Materials provided:
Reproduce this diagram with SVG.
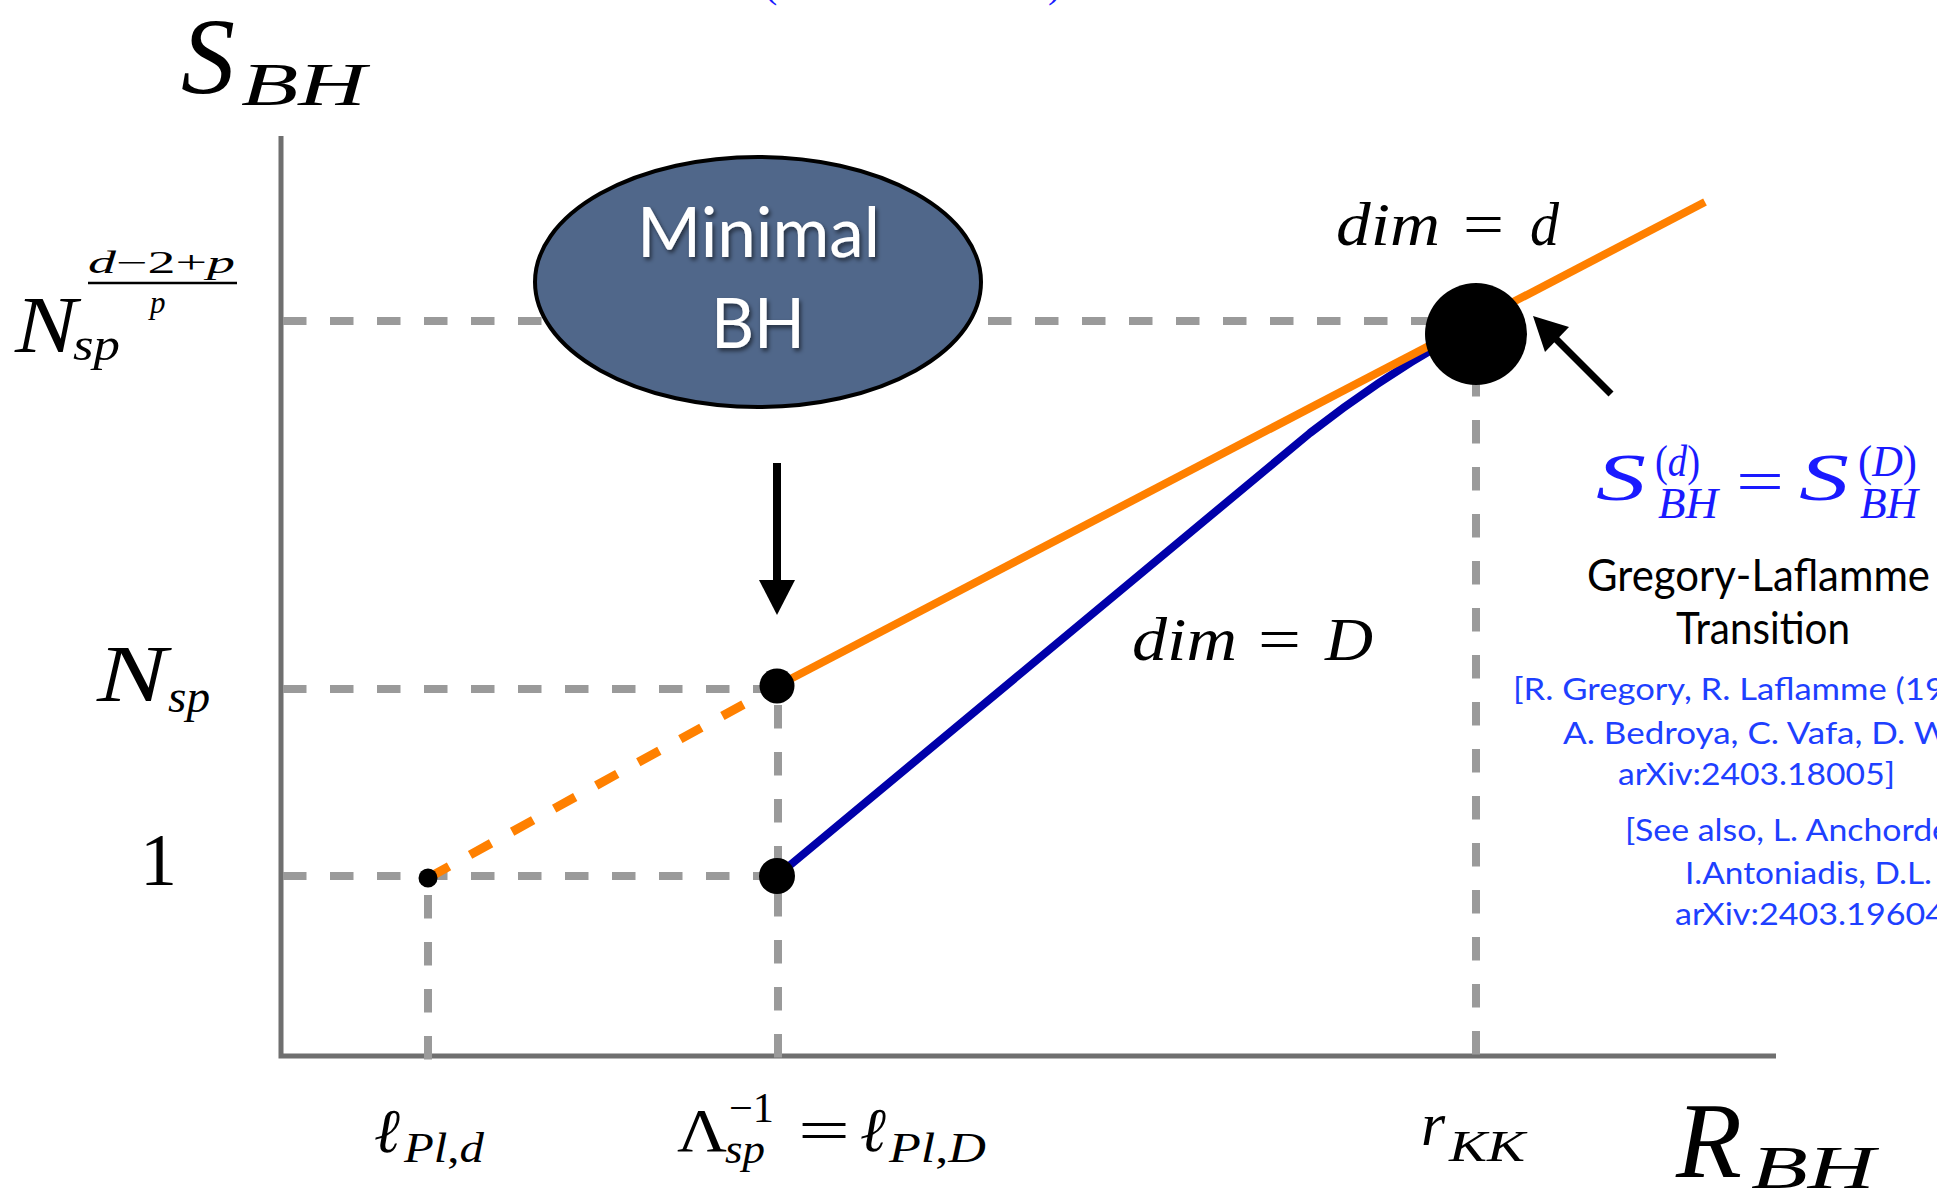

==

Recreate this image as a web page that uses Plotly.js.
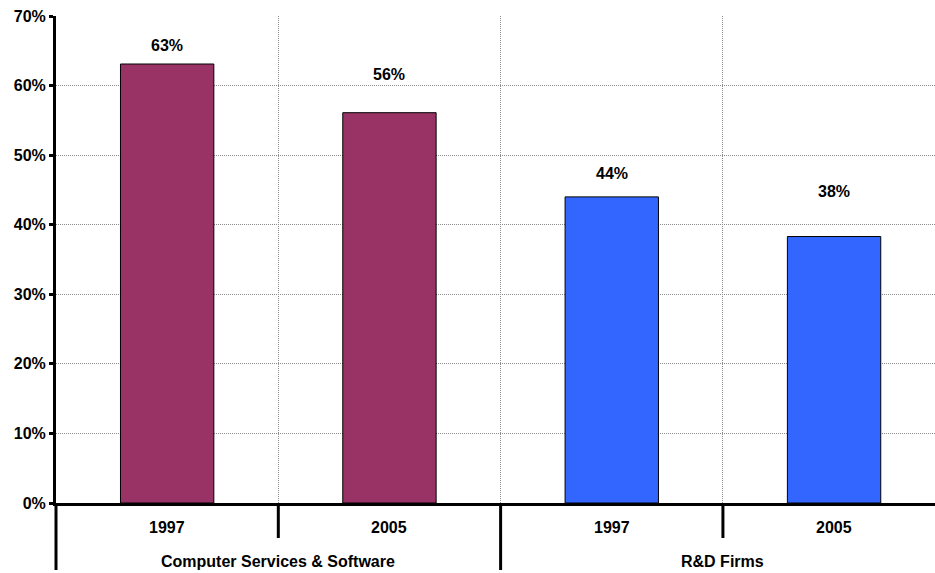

==

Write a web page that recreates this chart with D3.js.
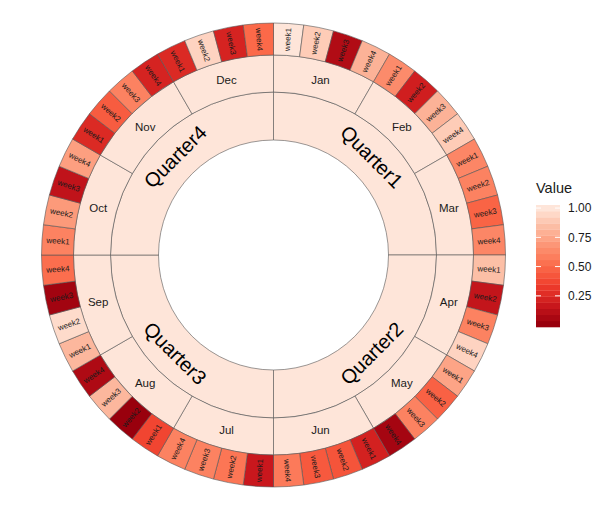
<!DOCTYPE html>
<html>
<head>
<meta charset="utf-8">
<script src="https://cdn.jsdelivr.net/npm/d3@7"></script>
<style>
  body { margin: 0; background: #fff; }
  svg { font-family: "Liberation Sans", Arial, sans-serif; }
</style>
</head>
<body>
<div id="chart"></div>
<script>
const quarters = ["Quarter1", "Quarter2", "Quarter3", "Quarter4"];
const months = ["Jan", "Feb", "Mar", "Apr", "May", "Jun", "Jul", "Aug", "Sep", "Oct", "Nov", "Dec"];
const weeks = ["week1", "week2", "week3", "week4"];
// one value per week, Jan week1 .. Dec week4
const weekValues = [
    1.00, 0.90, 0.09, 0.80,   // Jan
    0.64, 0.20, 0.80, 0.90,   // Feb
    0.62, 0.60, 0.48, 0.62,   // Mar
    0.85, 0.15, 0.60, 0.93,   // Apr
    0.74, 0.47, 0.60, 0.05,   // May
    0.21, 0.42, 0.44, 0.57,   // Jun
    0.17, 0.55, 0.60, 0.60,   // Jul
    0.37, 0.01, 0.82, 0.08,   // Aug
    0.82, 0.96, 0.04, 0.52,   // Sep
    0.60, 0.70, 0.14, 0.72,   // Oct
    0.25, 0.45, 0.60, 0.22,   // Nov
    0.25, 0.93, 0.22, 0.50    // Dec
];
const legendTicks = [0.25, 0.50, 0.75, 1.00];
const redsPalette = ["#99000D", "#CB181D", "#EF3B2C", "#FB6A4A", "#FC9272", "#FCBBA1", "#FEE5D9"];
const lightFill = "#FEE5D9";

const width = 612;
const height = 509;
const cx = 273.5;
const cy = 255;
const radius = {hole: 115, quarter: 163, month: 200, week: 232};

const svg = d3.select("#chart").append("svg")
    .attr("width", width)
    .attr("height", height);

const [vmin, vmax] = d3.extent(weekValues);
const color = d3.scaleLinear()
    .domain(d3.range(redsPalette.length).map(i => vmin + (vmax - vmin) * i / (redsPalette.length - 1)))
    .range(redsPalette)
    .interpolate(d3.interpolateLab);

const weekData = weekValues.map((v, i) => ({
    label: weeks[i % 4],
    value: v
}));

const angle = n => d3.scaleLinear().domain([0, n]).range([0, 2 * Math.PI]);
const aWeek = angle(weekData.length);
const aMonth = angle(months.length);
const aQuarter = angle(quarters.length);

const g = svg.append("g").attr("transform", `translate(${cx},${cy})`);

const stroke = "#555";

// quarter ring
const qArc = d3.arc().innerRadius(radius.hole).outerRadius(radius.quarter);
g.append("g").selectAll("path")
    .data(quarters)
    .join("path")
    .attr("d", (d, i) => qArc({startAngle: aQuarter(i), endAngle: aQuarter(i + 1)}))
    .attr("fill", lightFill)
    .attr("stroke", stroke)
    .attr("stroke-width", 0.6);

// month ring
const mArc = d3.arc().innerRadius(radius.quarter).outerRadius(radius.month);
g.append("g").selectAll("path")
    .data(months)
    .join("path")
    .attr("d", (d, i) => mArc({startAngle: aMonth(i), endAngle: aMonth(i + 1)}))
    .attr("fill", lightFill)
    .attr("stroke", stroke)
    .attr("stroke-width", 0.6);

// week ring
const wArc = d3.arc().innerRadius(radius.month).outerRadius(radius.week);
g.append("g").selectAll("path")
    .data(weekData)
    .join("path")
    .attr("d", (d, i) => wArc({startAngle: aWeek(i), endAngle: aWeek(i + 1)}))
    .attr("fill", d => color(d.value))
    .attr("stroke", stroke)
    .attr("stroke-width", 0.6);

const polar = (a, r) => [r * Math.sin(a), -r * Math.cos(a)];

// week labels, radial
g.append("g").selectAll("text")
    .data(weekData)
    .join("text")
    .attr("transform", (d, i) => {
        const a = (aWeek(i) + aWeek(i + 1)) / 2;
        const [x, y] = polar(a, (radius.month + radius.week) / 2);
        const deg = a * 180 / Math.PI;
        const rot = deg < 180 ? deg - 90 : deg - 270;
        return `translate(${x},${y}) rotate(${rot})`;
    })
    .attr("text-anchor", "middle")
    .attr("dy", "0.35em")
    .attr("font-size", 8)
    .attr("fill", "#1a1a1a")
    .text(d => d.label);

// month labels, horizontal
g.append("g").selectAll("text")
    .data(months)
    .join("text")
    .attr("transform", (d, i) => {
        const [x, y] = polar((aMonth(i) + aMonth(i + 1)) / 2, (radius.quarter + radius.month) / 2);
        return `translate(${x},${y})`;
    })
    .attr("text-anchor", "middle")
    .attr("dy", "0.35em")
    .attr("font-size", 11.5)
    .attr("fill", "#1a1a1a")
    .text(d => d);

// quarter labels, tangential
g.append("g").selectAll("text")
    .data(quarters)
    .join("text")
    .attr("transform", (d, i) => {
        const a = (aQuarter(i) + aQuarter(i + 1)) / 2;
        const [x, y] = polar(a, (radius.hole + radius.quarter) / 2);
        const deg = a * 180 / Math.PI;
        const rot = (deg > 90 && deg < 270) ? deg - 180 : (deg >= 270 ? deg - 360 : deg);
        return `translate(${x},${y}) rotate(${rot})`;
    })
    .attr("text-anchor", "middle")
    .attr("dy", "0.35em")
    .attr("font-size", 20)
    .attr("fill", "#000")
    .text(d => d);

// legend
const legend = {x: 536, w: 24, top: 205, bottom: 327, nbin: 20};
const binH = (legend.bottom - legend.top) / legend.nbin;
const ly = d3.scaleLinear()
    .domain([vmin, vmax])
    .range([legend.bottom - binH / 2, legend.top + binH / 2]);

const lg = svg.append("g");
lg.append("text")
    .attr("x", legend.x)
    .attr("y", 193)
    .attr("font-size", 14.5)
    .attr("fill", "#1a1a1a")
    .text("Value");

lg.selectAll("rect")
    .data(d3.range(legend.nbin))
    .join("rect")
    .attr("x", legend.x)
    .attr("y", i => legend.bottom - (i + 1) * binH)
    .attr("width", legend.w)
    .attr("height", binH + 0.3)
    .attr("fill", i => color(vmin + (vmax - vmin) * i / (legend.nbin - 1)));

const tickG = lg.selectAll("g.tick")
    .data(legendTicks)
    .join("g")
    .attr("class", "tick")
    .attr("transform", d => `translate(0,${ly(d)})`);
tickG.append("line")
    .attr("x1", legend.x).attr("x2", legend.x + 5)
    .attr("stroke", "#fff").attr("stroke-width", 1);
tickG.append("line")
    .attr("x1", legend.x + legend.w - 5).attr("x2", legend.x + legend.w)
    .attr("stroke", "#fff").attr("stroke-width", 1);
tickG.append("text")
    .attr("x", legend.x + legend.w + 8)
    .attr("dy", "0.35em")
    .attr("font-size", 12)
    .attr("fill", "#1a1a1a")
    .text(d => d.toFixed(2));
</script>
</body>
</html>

What is required: Select every line where the word "chart" occurs.

Solved problem:
Write a web page that recreates this chart with D3.js.
<div id="chart"></div>
const svg = d3.select("#chart").append("svg")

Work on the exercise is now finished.